O documento cita o que considera outros erros conceituais e de avaliação metodológica. Segundo a vice-presidente da Abrale, Vera Duarte de Novais, a crítica está centrada nos livros de ciências porque são o caso mais emblemático de problemas na avaliação, mas ela se aplica a todas as disciplinas. “O modelo é extremamente frágil e vulnerável“, sustenta.  
 
Coordenador e ministério apóiam comissão

Em resposta oficial ao documento que questiona a avaliação dos livros didáticos de ciências, enviado à Abrale, a secretária de Educação Fundamental do MEC, Maria José Vieira Feres, defende o processo de análise e diz que seus resultados já foram contestados na Justiça, sem sucesso.

O coordenador da comissão que analisa os livros, professor Nélio Bizzo, notificou extrajudicialmente a associação dos autores pedindo uma retratação pública, por entender que o documento enviado ao ministério e publicado no site da Abrale ataca sua credibilidade e sua imagem profissional.

O MEC diz que “a avaliação passa por constantes reformulações“, que incluem revisão dos critérios, dos procedimentos e também dos representantes da comissão e das coordenações de área e institucional. O documento assinado por Feres diz ainda que as equipes de avaliadores são formadas por especialistas conceituados e respeitados.

Quanto à possibilidade de réplica por parte de autores em cujos livros foram apontados erros, Feres lembra que a questão já foi objeto de mandado de segurança, ao qual foi dado um parecer dizendo que a avaliação não é um contencioso (disputa), mas um certame (concorrência), portanto, não caberia nenhum recurso. As correções deve ser feitas de uma avaliação para outra, diz o MEC.

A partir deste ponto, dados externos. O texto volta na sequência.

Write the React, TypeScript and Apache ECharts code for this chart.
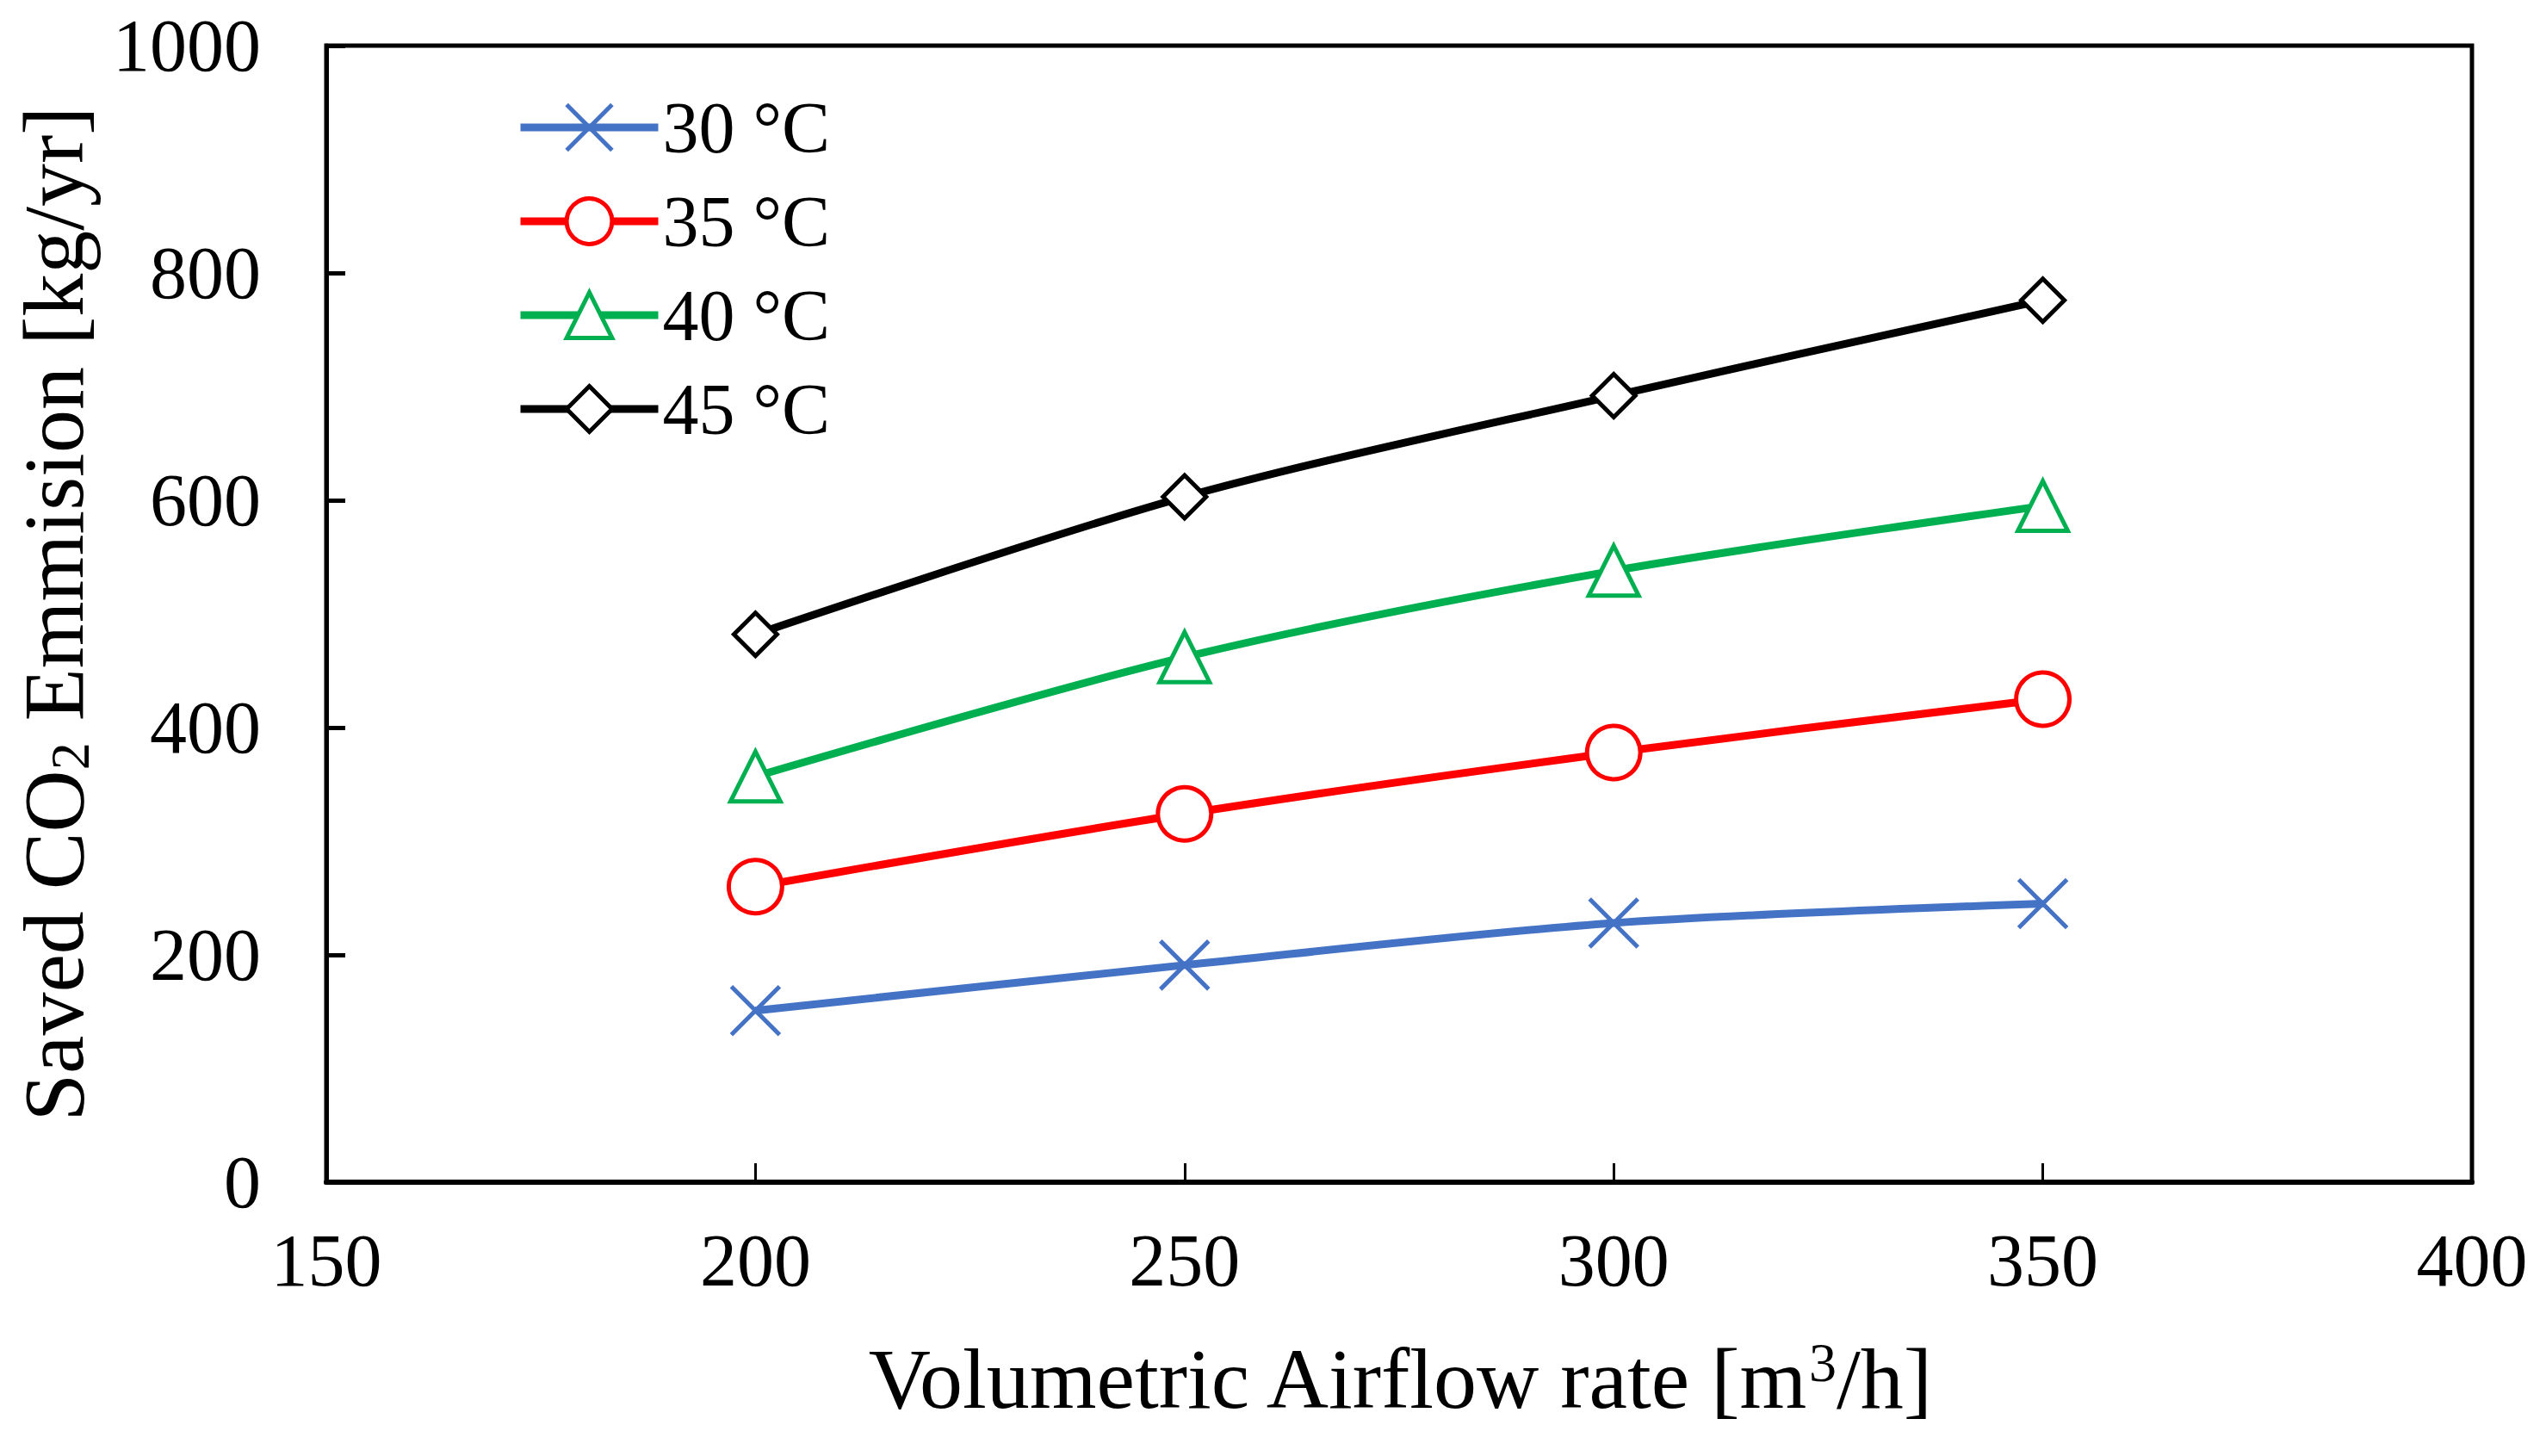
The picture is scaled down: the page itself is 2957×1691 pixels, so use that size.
import React, { useEffect, useRef } from 'react';
import * as echarts from 'echarts';

const airflow = [200, 250, 300, 350];
const saved30 = [151, 191, 228, 245];
const saved35 = [260, 324, 378, 425];
const saved40 = [357, 462, 538, 595];
const saved45 = [482, 603, 692, 776];
const seriesNames = ['30 °C', '35 °C', '40 °C', '45 °C'];

const FONT = '"Liberation Serif", "Times New Roman", serif';

const crossPath = 'path://M0,0 L10,10 M10,0 L0,10';
const diamondPath = 'path://M5,0 L10,5 L5,10 L0,5 Z';

const App: React.FC = () => {
  const chartRef = useRef<HTMLDivElement | null>(null);

  useEffect(() => {
    const chart = echarts.init(chartRef.current!, undefined, { renderer: 'svg' });

    const mk = (name: string, values: number[], color: string, symbol: string, size: number) => ({
      name,
      type: 'line',
      data: airflow.map((x, i) => [x, values[i]]),
      smooth: 0.3,
      symbol,
      symbolSize: size,
      showAllSymbol: true,
      lineStyle: { color, width: 9 },
      itemStyle: { color: '#ffffff', borderColor: color, borderWidth: 5 },
      emphasis: { disabled: true },
    });

    const option = {
      animation: false,
      backgroundColor: '#ffffff',
      grid: {
        left: 379,
        right: 86,
        top: 53,
        bottom: 318,
        outerBoundsMode: 'none',
        containLabel: false,
        show: true,
        borderColor: '#000000',
        borderWidth: 5,
      },
      legend: {
        orient: 'vertical',
        left: 595,
        top: 101,
        itemWidth: 160,
        itemHeight: 66,
        itemGap: 25,
        data: seriesNames,
        lineStyle: { width: 9 },
        itemStyle: { borderWidth: 5 },
        textStyle: { fontFamily: FONT, fontSize: 84, lineHeight: 66, color: '#000000' },
      },
      xAxis: {
        type: 'value',
        min: 150,
        max: 400,
        interval: 50,
        name: '{t|Volumetric Airflow rate [m}{u|3}{t|/h]}',
        nameLocation: 'middle',
        nameGap: 177,
        nameTextStyle: {
          rich: {
            t: { fontFamily: FONT, fontSize: 100, color: '#000000' },
            u: { fontFamily: FONT, fontSize: 64, color: '#000000', verticalAlign: 'top', padding: [0, 0, 38, 0] },
          },
        },
        axisLine: { lineStyle: { color: '#000000', width: 6 } },
        axisTick: { inside: true, length: 22, lineStyle: { color: '#000000', width: 3 } },
        axisLabel: { fontFamily: FONT, fontSize: 86, color: '#000000', margin: 48 },
        splitLine: { show: false },
      },
      yAxis: {
        type: 'value',
        min: 0,
        max: 1000,
        interval: 200,
        name: '{t|Saved CO}{s|2}{t| Emmision [kg/yr]}',
        nameLocation: 'middle',
        nameGap: 266,
        nameRotate: 90,
        nameTextStyle: {
          rich: {
            t: { fontFamily: FONT, fontSize: 100, color: '#000000' },
            s: { fontFamily: FONT, fontSize: 64, color: '#000000', verticalAlign: 'bottom', padding: [38, 0, 0, 0] },
          },
        },
        axisLine: { show: true, lineStyle: { color: '#000000', width: 5 } },
        axisTick: { show: true, inside: true, length: 22, lineStyle: { color: '#000000', width: 5 } },
        axisLabel: {
          fontFamily: FONT,
          fontSize: 86,
          color: '#000000',
          margin: 76,
          formatter: (v: number) => String(v),
        },
        splitLine: { show: false },
      },
      series: [
        mk(seriesNames[0], saved30, '#4472C4', crossPath, 56),
        mk(seriesNames[1], saved35, '#FF0000', 'circle', 62),
        mk(seriesNames[2], saved40, '#00B050', 'triangle', 58),
        mk(seriesNames[3], saved45, '#000000', diamondPath, 50),
      ],
    };

    chart.setOption(option);

    return () => {
      chart.dispose();
    };
  }, []);

  return (
    <div
      ref={chartRef}
      style={{ position: 'fixed', left: 0, top: 0, width: '2957px', height: '1691px', background: '#fff' }}
    />
  );
};

export default App;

Sobre a possibilidade de a avaliação se transformar num processo de certificação contínuo, o ministério sustenta que isso implicaria “desatualizações intransponíveis“ para os alunos, “tendo em vista a velocidade com que as informações circulam“. Em resposta à notificação encaminhada por Nélio Bizzo, a Abrale afirmou que não teve intenção de denegrir a imagem dele, mas de mostrar a necessidade de ampliar o diálogo entre autores e avaliadores. Disseram-se dispostos também a publicar a notificação e a resposta da entidade.

A advogada de Bizzo, Beatriz de Abreu Dallari Guerreiro, afirma que uma ação por danos morais é uma alternativa em estudo, caso não julgue suficiente a atitude da Abrale. “Mas só em último caso.“

Para Bizzo, os autores que criticam o processo estão “bravos“ por terem sido rejeitados e precisarem devolver os direitos autorais antecipados pelas editoras -o que os autores negam. Ele diz que, embora não interfira diretamente no processo, analisa os pareceres da comissão de avaliação e nunca viu problemas que não estivessem bem justificados.